Last week I attended the Digital PM Summit in Austin (Basecamp was a proud sponsor of the event!). There were a lot of great speakers, but the one I really wanted to see was Mike Monteiro. I’ve admired Mike’s work from afar for many years because it’s so honest and direct.

I watched Mike’s entire talk – What Clients Don’t Know (and Why It’s Your Fault) – and enjoyed it thoroughly. It was so great, I wanted to say thanks—it’s the least I could do for something I liked so much. I looked through the crowd for a while, but was never able to find him.

But I still wanted to say thanks, so I took a shot and sent him an email, fully assuming he wouldn’t read it. I kept it brief – I introduced myself, let him know that I’ve admired his work for many years, and thanked him for a great talk.

Later that morning as we hung around the lobby, Mike walked up to me and said hello. We shook hands, and he mentioned he got my email and said thanks for that. The whole interaction was maybe 30 seconds, and I probably made a fool of myself.

But my foolishness aside, I got to meet someone who I admired. All it took was the simple act of saying thank you in an email.

This isn’t a unique story, either. Before I started working at Basecamp, I would occasionally email Jason – just to say hello and to thank him and the team for Basecamp. Eventually those individual emails turned into conversations. And those conversations ultimately turned into my dream job.
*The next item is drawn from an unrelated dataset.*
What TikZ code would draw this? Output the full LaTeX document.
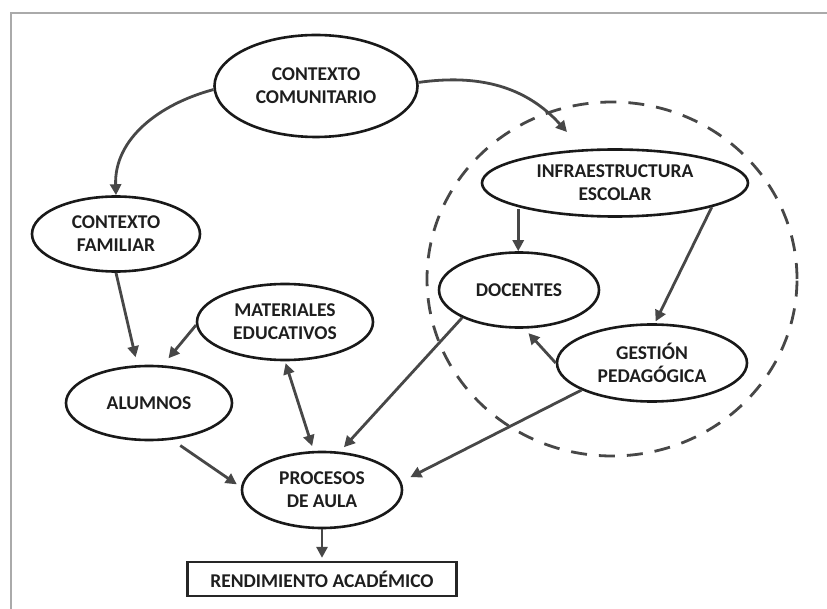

Our friend and current CEO of Highrise, Nate Kontny, has written about a similar story. He’s cold-emailed hundreds of people over the years. And while most have been ignored, some have started some really important conversations (like the one that led him to become the CEO of Highrise!).

So if you admire someone, want to say thank you, or just want to strike up a conversation, don’t be afraid to send a nice email. All the headlines keep declaring that email is dead, but it absolutely isn’t. Let your ideas, genuine gratitude, and personality shine in an email. You might be surprised what it leads to.